• U.S.

Art: Change of Scene

2 minute read
TIME

Canada’s Yousuf Karsh (TIME, Feb. 3, 1947) is perhaps the world’s most celebrated portrait photographer. Visitors to his exhibit of camera work at M.I.T. last week found him dabbling in what is, for Karsh, a brand new subject: alongside his famous portraits of Winston Churchill, Eleanor Roosevelt and Bernard Shaw hung an impressive series of industrial photographs done with the master’s usual flair for drama. In a steel plant and an auto factory, he had found workers posed like ballerinas around a slender ribbon of steel, had photographed paint sprayers conferring like brain surgeons, and had turned the molten metal slopping from a ladle into a flowing abstraction.

Karsh first tried his hand at industrial work two years ago when he was asked by Canada’s Atlas Steels, Ltd. to illustrate the firm’s annual report.

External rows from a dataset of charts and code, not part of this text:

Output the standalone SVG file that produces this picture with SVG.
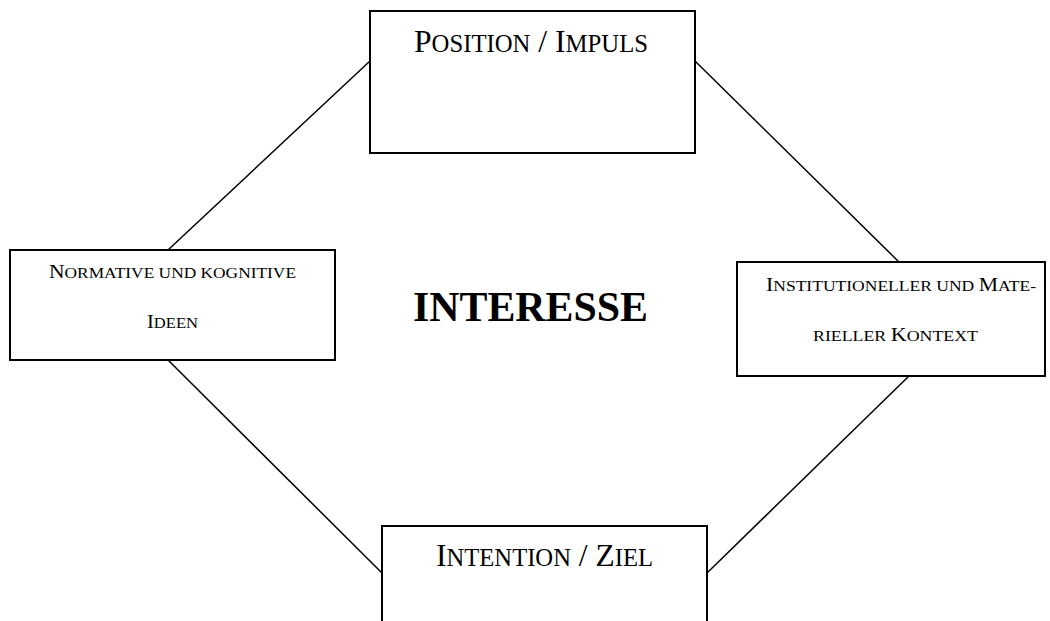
<svg xmlns="http://www.w3.org/2000/svg" width="1050" height="621" viewBox="0 0 1050 621">
<style>
.box{fill:#fff;stroke:#000;stroke-width:2}
.con{stroke:#000;stroke-width:1.5;fill:none}
.t{font-family:"Liberation Serif","Times New Roman",serif;fill:#000}
.big{font-size:32px}
.bs{font-size:25px}
.sm{font-size:18px}
.ss{font-size:14.5px}
</style>
<rect width="1050" height="621" fill="#fff"/>
<g id="connectors">
<line class="con" x1="370" y1="61" x2="168" y2="250"/>
<line class="con" x1="695" y1="61" x2="899" y2="262"/>
<line class="con" x1="168" y1="360" x2="382" y2="573"/>
<line class="con" x1="909" y1="376" x2="707" y2="573"/>
</g>
<g id="position">
<rect class="box" x="370" y="11" width="325" height="142"/>
<text class="t big" x="414" y="52" textLength="234" lengthAdjust="spacingAndGlyphs">P<tspan class="bs">OSITION</tspan> / I<tspan class="bs">MPULS</tspan></text>
</g>
<g id="ideen">
<rect class="box" x="10" y="250" width="325" height="110"/>
<text class="t sm" x="49" y="278" textLength="247" lengthAdjust="spacingAndGlyphs">N<tspan class="ss">ORMATIVE UND KOGNITIVE</tspan></text>
<text class="t sm" x="147" y="328" textLength="51" lengthAdjust="spacingAndGlyphs">I<tspan class="ss">DEEN</tspan></text>
</g>
<g id="kontext">
<rect class="box" x="737" y="262" width="308" height="114"/>
<text class="t sm" x="766" y="291" textLength="270" lengthAdjust="spacingAndGlyphs">I<tspan class="ss">NSTITUTIONELLER UND </tspan>M<tspan class="ss">ATE-</tspan></text>
<text class="t sm" x="813" y="341" textLength="165" lengthAdjust="spacingAndGlyphs"><tspan class="ss">RIELLER </tspan>K<tspan class="ss">ONTEXT</tspan></text>
</g>
<g id="ziel">
<rect class="box" x="382" y="526" width="325" height="120"/>
<text class="t big" x="436" y="566" textLength="217" lengthAdjust="spacingAndGlyphs">I<tspan class="bs">NTENTION</tspan> / Z<tspan class="bs">IEL</tspan></text>
</g>
<g id="interesse">
<text class="t" x="413" y="321" font-size="42" font-weight="bold" textLength="235" lengthAdjust="spacingAndGlyphs">INTERESSE</text>
</g>
</svg>
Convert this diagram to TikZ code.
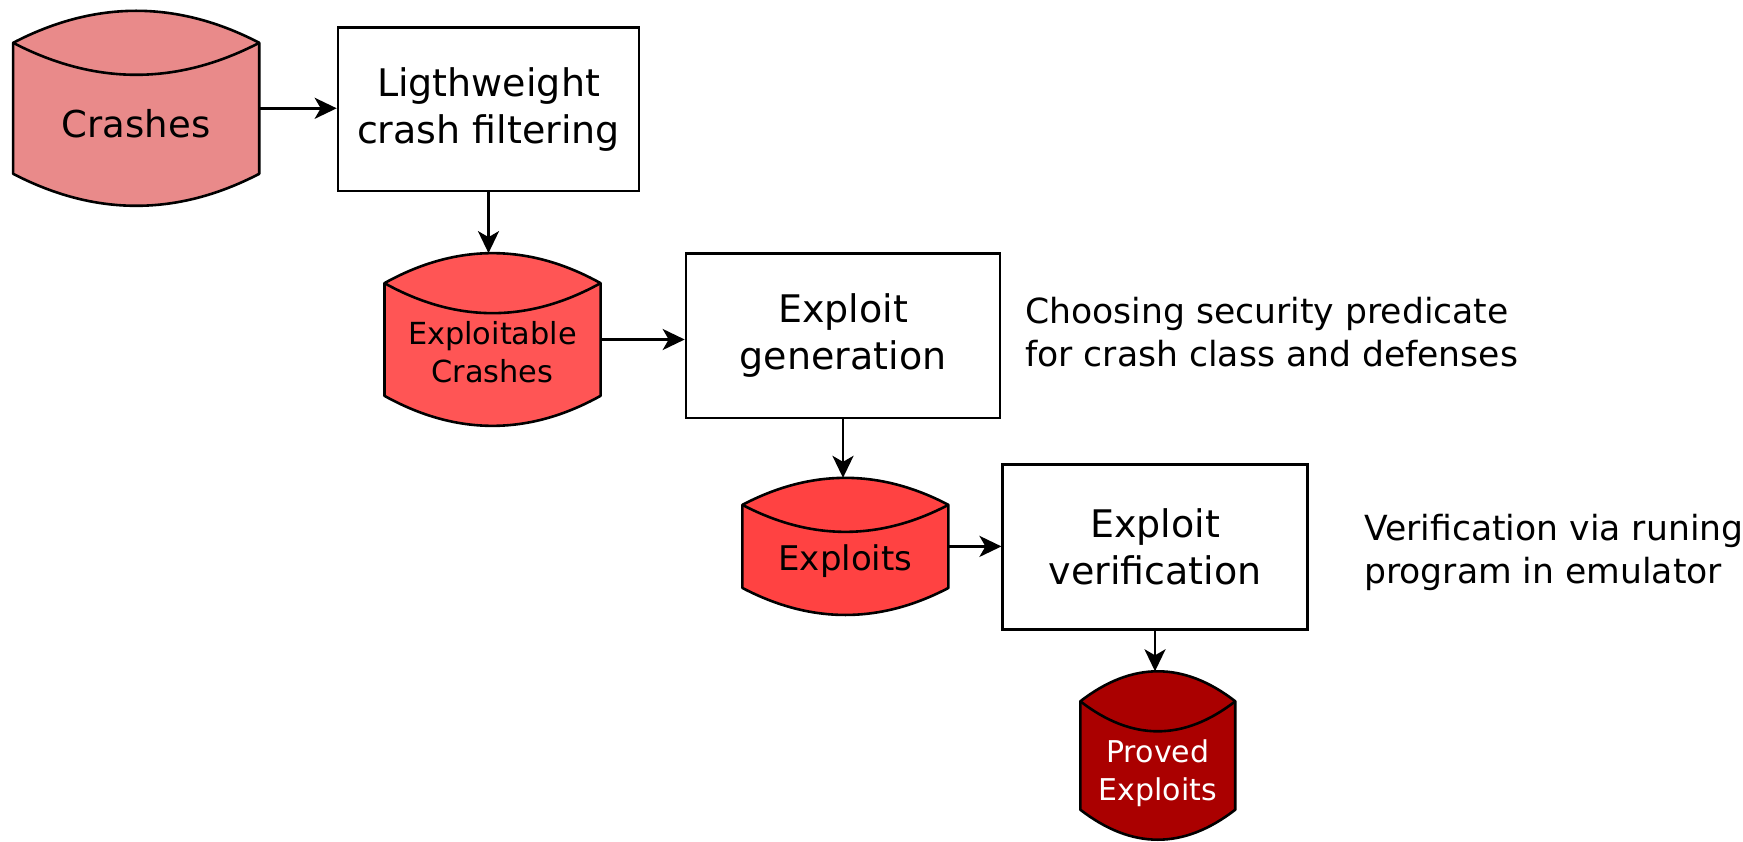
\documentclass[tikz,border=0pt]{standalone}
\usepackage{fontspec}
\setmainfont{DejaVu Sans}
\usetikzlibrary{arrows.meta,calc}

\definecolor{crashfill}{HTML}{E98A8A}
\definecolor{exploitablefill}{HTML}{FF5555}
\definecolor{exploitsfill}{HTML}{FF4242}
\definecolor{provedfill}{HTML}{AA0000}

% text inside a storage drum, lowered below the drum's lid
\newcommand{\drumlabel}[2]{\raisebox{-#1pt}[0pt][0pt]{\begin{tabular}{@{}c@{}}#2\end{tabular}}}

% outline of a storage drum around node #1, arc depth #2, fill colour #3
\newcommand{\drumoutline}[3]{%
  \filldraw[line width=2.6pt, fill=#3, line join=round]
    let \p1=(#1.north west), \p2=(#1.south east), \n1={(\x2-\x1)/3} in
    (\x1,\y1-#2pt) .. controls (\x1+\n1,\y1+#2pt/3) and (\x2-\n1,\y1+#2pt/3) .. (\x2,\y1-#2pt)
    -- (\x2,\y2+#2pt) .. controls (\x2-\n1,\y2-#2pt/3) and (\x1+\n1,\y2-#2pt/3) .. (\x1,\y2+#2pt)
    -- cycle;
  \draw[line width=2.6pt]
    let \p1=(#1.north west), \p2=(#1.south east), \n1={(\x2-\x1)/3} in
    (\x1,\y1-#2pt) .. controls (\x1+\n1,\y1-7*#2pt/3) and (\x2-\n1,\y1-7*#2pt/3) .. (\x2,\y1-#2pt);
}

\tikzset{
  box/.style={draw, line width=2.6pt, fill=white, align=center, inner sep=0pt,
    font=\fontsize{38}{47}\selectfont},
  drum/.style={inner sep=0pt},
  flow/.style={line width=2.8pt, -{Stealth[length=22pt, width=21pt, inset=6pt]}},
  note/.style={anchor=west, align=left, inner sep=0pt, font=\fontsize{34.6}{43}\selectfont},
}

\begin{document}
\begin{tikzpicture}[x=1pt, y=-1pt]
\useasboundingbox (0,0) rectangle (1743,842);

% drums (shape holders, text drawn after the outlines)
\path (136.2,108.3) node[drum, minimum width=245.7pt, minimum height=194.6pt] (crashes) {};
\path (492.5,339.5) node[drum, minimum width=215.7pt, minimum height=172.3pt] (exploitable) {};
\path (845.4,546.4) node[drum, minimum width=205.6pt, minimum height=136.7pt] (exploits) {};
\path (1157.8,755.5) node[drum, minimum width=154.5pt, minimum height=168pt] (proved) {};

\drumoutline{crashes}{32}{crashfill}
\drumoutline{exploitable}{30}{exploitablefill}
\drumoutline{exploits}{27}{exploitsfill}
\drumoutline{proved}{30}{provedfill}

\node[font=\fontsize{37}{46}\selectfont] (crashestext) at (crashes.center) {\drumlabel{26}{Crashes}};
\node[font=\fontsize{30.4}{38}\selectfont] (exploitabletext) at (exploitable.center) {\drumlabel{23}{Exploitable\\Crashes}};
\node[font=\fontsize{34}{42}\selectfont] (exploitstext) at (exploits.center) {\drumlabel{22}{Exploits}};
\node[font=\fontsize{30}{38}\selectfont, text=white] (provedtext) at (proved.center) {\drumlabel{25}{Proved\\Exploits}};

% processing steps
\node[box, minimum width=301pt, minimum height=163.4pt] (filter) at (488.5,109.5) {Ligthweight\\crash filtering};
\node[box, minimum width=314pt, minimum height=164.6pt] (generate) at (843,335.7) {Exploit\\generation};
\node[box, minimum width=304.5pt, minimum height=164.6pt] (verify) at (1155,547) {Exploit\\verification};

% side notes
\node[note] (genote) at (1025,332.4) {Choosing security predicate\\for crash class and defenses};
\node[note] (vernote) at (1364,552.5) {Verification via runing\\program in emulator};

% flow
\draw[flow] (crashes.east) -- (crashes.east -| filter.west);
\draw[flow] (filter.south) -- (filter.south |- exploitable.north);
\draw[flow] (exploitable.east) -- (exploitable.east -| generate.west);
\draw[flow] (generate.south) -- (generate.south |- exploits.north);
\draw[flow] (exploits.east) -- (exploits.east -| verify.west);
\draw[flow] (verify.south) -- (verify.south |- proved.north);
\end{tikzpicture}
\end{document}
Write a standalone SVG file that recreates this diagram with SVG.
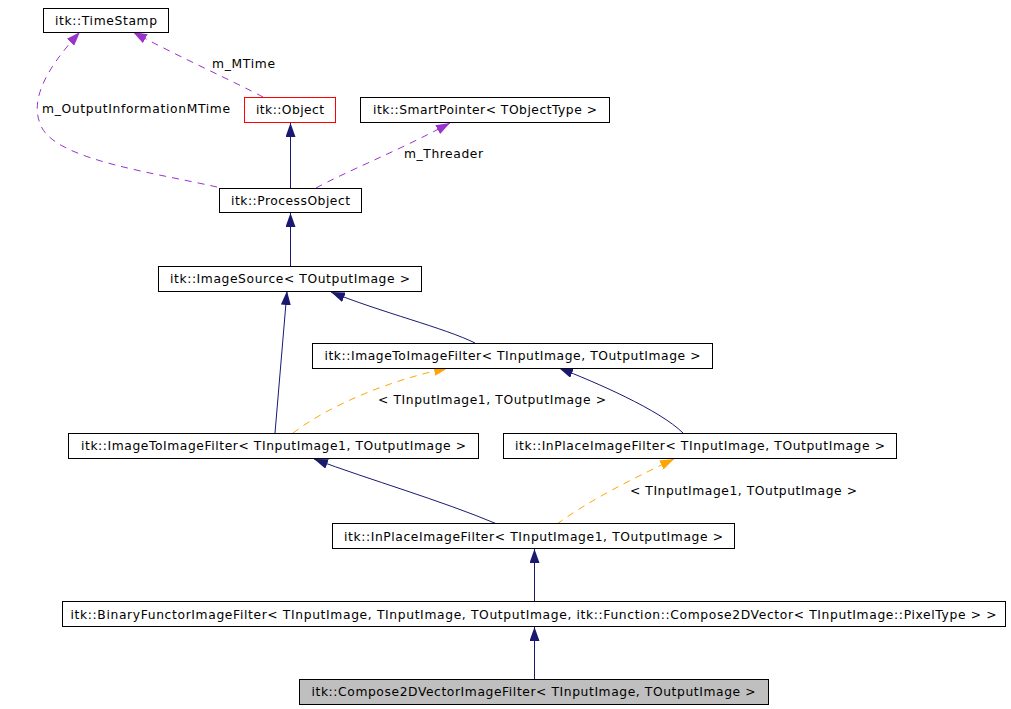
<svg xmlns="http://www.w3.org/2000/svg" width="1011" height="709" viewBox="0 0 1011 709">
<style>
  text { font-family: "DejaVu Sans", "Liberation Sans", sans-serif; font-size: 12.3px; fill: #000; }
  .node rect { fill: #fff; stroke: #000; stroke-width: 1; }
  .node text { text-anchor: middle; }
  .edge { fill: none; stroke-width: 1; }
  .inh { stroke: #191970; marker-end: url(#aNavy); }
  .use { stroke: #9a32cd; stroke-dasharray: 7,6; marker-end: url(#aPurple); }
  .tpl { stroke: #ffa500; stroke-dasharray: 7,6; marker-end: url(#aOrange); }
</style>
<defs>
  <marker id="aNavy" markerUnits="userSpaceOnUse" markerWidth="14" markerHeight="10" refX="14" refY="5" orient="auto">
    <path d="M0,0 L14,5 L0,10 z" fill="#191970"/>
  </marker>
  <marker id="aPurple" markerUnits="userSpaceOnUse" markerWidth="14" markerHeight="10" refX="14" refY="5" orient="auto">
    <path d="M0,0 L14,5 L0,10 z" fill="#9a32cd"/>
  </marker>
  <marker id="aOrange" markerUnits="userSpaceOnUse" markerWidth="14" markerHeight="10" refX="14" refY="5" orient="auto">
    <path d="M0,0 L14,5 L0,10 z" fill="#ffa500"/>
  </marker>
</defs>
<rect x="0" y="0" width="1011" height="709" fill="#fff"/>

<g id="connectors">
  <path class="edge inh" d="M290.5,188 L290.5,123"/>
  <path class="edge use" d="M316,188 C345,172 400,150 450,123"/>
  <path class="edge use" d="M263,97 C235,82 175,55 133,32"/>
  <path class="edge use" d="M217,187 C150,172 60,160 42,128 C30,105 40,75 80,32"/>
  <path class="edge inh" d="M290.5,266 L290.5,213"/>
  <path class="edge inh" d="M275,433 L287,291"/>
  <path class="edge inh" d="M475,343 C445,328 380,312 331,292"/>
  <path class="edge tpl" d="M293,433 C330,405 390,380 448,368"/>
  <path class="edge inh" d="M683,433 C660,410 595,382 559,368"/>
  <path class="edge inh" d="M497,524 C440,500 370,480 314,459"/>
  <path class="edge tpl" d="M557,524 C590,500 630,480 674,459"/>
  <path class="edge inh" d="M534.5,602 L534.5,549"/>
  <path class="edge inh" d="M534.5,679 L534.5,627"/>
  <text x="212" y="68" textLength="63">m_MTime</text>
  <text x="42" y="113" textLength="188">m_OutputInformationMTime</text>
  <text x="404" y="158" textLength="79">m_Threader</text>
  <text x="378" y="404" textLength="228">&lt; TInputImage1, TOutputImage &gt;</text>
  <text x="630" y="495" textLength="227">&lt; TInputImage1, TOutputImage &gt;</text>
</g>

<g id="node-TimeStamp" class="node">
  <rect x="43.5" y="8.5" width="125" height="24"/>
  <text x="106" y="25" textLength="102">itk::TimeStamp</text>
</g>
<g id="node-Object" class="node">
  <rect x="244.5" y="97.5" width="91" height="25" style="stroke:#ff0000"/>
  <text x="290" y="114" textLength="68">itk::Object</text>
</g>
<g id="node-SmartPointer" class="node">
  <rect x="360.5" y="97.5" width="249" height="25"/>
  <text x="485" y="114" textLength="224">itk::SmartPointer&lt; TObjectType &gt;</text>
</g>
<g id="node-ProcessObject" class="node">
  <rect x="219.5" y="188.5" width="142" height="24"/>
  <text x="290.5" y="205" textLength="119">itk::ProcessObject</text>
</g>
<g id="node-ImageSource" class="node">
  <rect x="158.5" y="266.5" width="263" height="25"/>
  <text x="290" y="283" textLength="240">itk::ImageSource&lt; TOutputImage &gt;</text>
</g>
<g id="node-ImageToImageFilter" class="node">
  <rect x="312.5" y="343.5" width="400" height="25"/>
  <text x="512.5" y="360" textLength="376">itk::ImageToImageFilter&lt; TInputImage, TOutputImage &gt;</text>
</g>
<g id="node-ImageToImageFilter1" class="node">
  <rect x="68.5" y="433.5" width="410" height="25"/>
  <text x="273.5" y="450" textLength="385">itk::ImageToImageFilter&lt; TInputImage1, TOutputImage &gt;</text>
</g>
<g id="node-InPlaceImageFilter" class="node">
  <rect x="503.5" y="433.5" width="393" height="25"/>
  <text x="700" y="450" textLength="370">itk::InPlaceImageFilter&lt; TInputImage, TOutputImage &gt;</text>
</g>
<g id="node-InPlaceImageFilter1" class="node">
  <rect x="332.5" y="523.5" width="402" height="25"/>
  <text x="533.5" y="541" textLength="379">itk::InPlaceImageFilter&lt; TInputImage1, TOutputImage &gt;</text>
</g>
<g id="node-BinaryFunctorImageFilter" class="node">
  <rect x="62.5" y="601.5" width="943" height="25"/>
  <text x="533.5" y="619" textLength="926">itk::BinaryFunctorImageFilter&lt; TInputImage, TInputImage, TOutputImage, itk::Function::Compose2DVector&lt; TInputImage::PixelType &gt; &gt;</text>
</g>
<g id="node-Compose2DVectorImageFilter" class="node">
  <rect x="299.5" y="679.5" width="469" height="25" style="fill:#bfbfbf"/>
  <text x="533.5" y="696" textLength="444">itk::Compose2DVectorImageFilter&lt; TInputImage, TOutputImage &gt;</text>
</g>
</svg>
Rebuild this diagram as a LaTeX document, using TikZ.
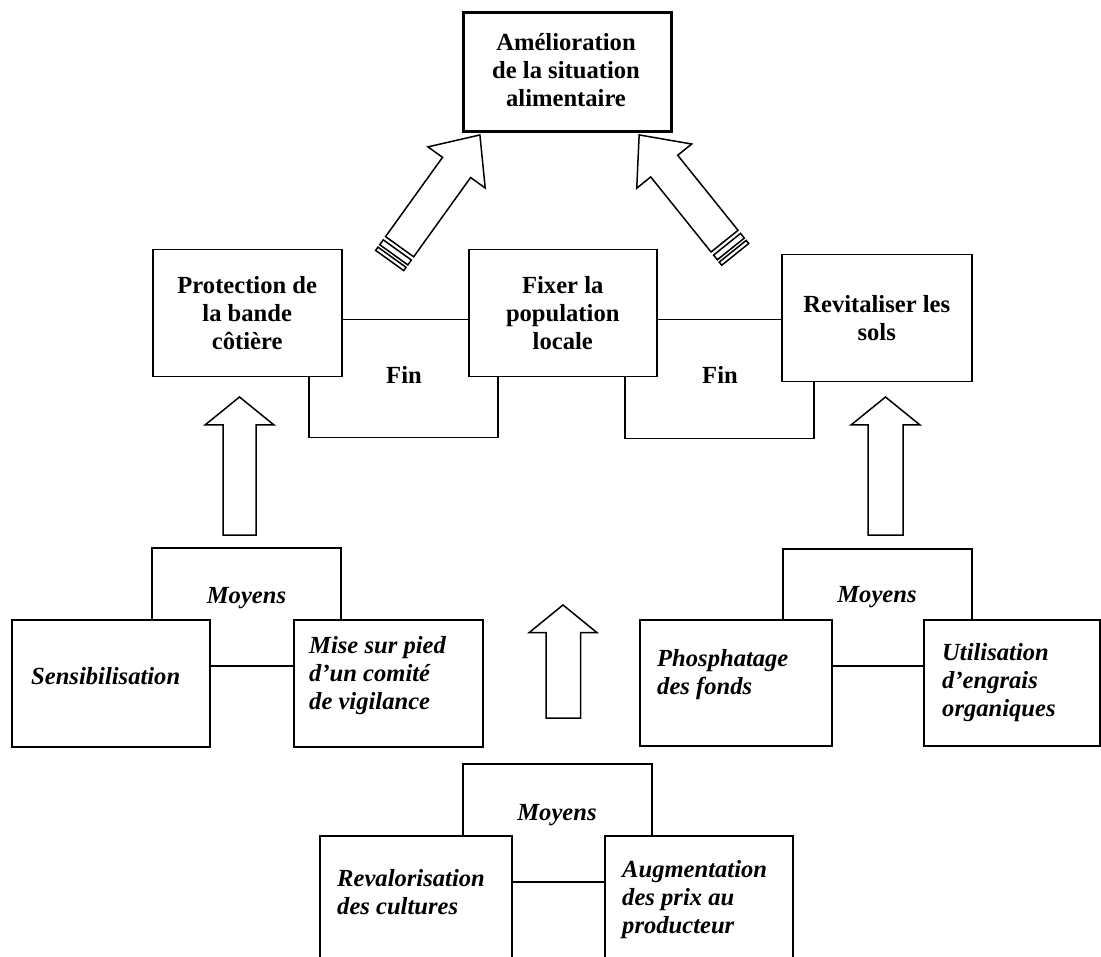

He discovered that he had to spend two or three days planning his shots, but could never ask a worker for permission to take his picture until just a few minutes beforehand: “Otherwise they would wash up, slick down their hair, and look most unnatural.” He needed dozens of flashes for some shots; on others used only the glow of hot steel. Karsh was fascinated, went back a second time, and now plans to take a few industrial assignments each year.

Says Karsh: “It’s more of a challenge than portraiture. And it’s refreshing to deal with these workers, after all the tact you must use with the famous.”